Wednesday, 9 November 2022

Joint Oireachtas Committee on European Union Affairs

EU-UK relations and the implementation of the Trade and Cooperation Agreement and the Northern Ireland Protocol: Discussion

Professor Peter Shirlow:

I think this is the very point, that is, on whether we have moved to a better Northern Ireland. I made the point earlier about the NUTS 3 regions. There are 179 in the UK and Belfast is seven. The only places above it are in the south-east of England, mostly in London. It is a phenomenal performance. We know that is driven by fintech, cybercrime and cultural production. That has shaped and framed a different city.

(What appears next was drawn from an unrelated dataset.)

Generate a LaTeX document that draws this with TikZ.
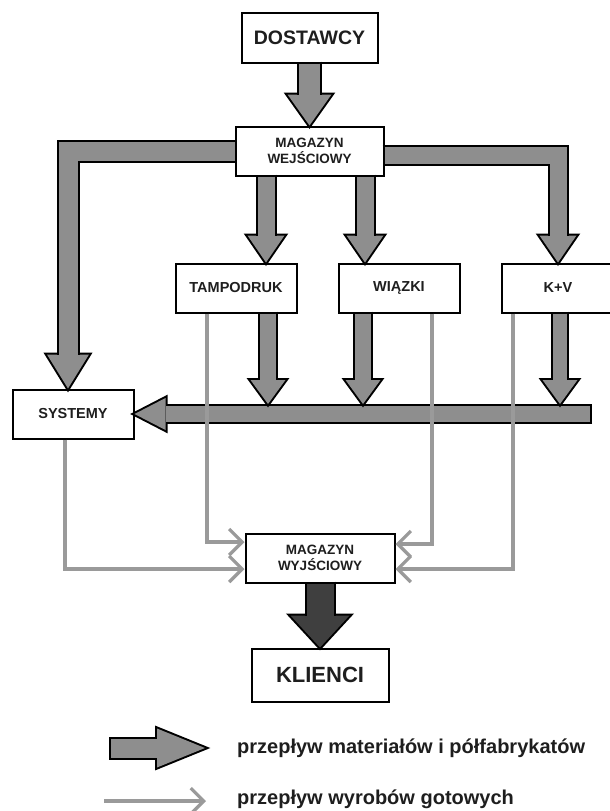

Nobody is saying there are not structural weaknesses or difficulties. Agri-business in Northern Ireland feeds 10 million people in Great Britain. It has dramatically improved its quality, its marketing and all that. When we reach the point where nationalists and those who want a united Ireland can accept it is a better place, that will be a true and proper political shift. When we reach a place where unionists can accept that the Republic of Ireland is not the place they were told it was, we will have reached a level of political maturity. The point the Senator picked up is a problem of a lack of political maturity. People can say Northern Ireland is an improving and better place and still want a united Ireland. We are tied to this 100-year-old approach of the Orwellian "two legs good, four legs bad". Any time I point out the positive things about Northern Ireland people just say "if" and "but". It is like having a row with your partner. Nobody is going to give in. It is the same with unionists. They always point out the problems in the South, like the issues of housing or the working poor or whatever. Then people in the South will say "Well, we have more of this or that". That masculinised type of conversation - it is not a debate - very much reflects the type of politics we live in. Facts do matter. We are the only society in the world that has had a successful peace process and we do not celebrate that success because sharing power with Sinn Féin created successes and acknowledging North-South relationships created positives. For republicans, of course, Northern Ireland cannot be a positive place because it is a colonial construct and an artificial society. Politicians are very good at claiming success when it comes. There is nowhere else in the world where they have failed to actually grab the successes of what they created and delivered. We are caught in this constitutional binary and that constitutional binary defines the protocol and the reaction to it.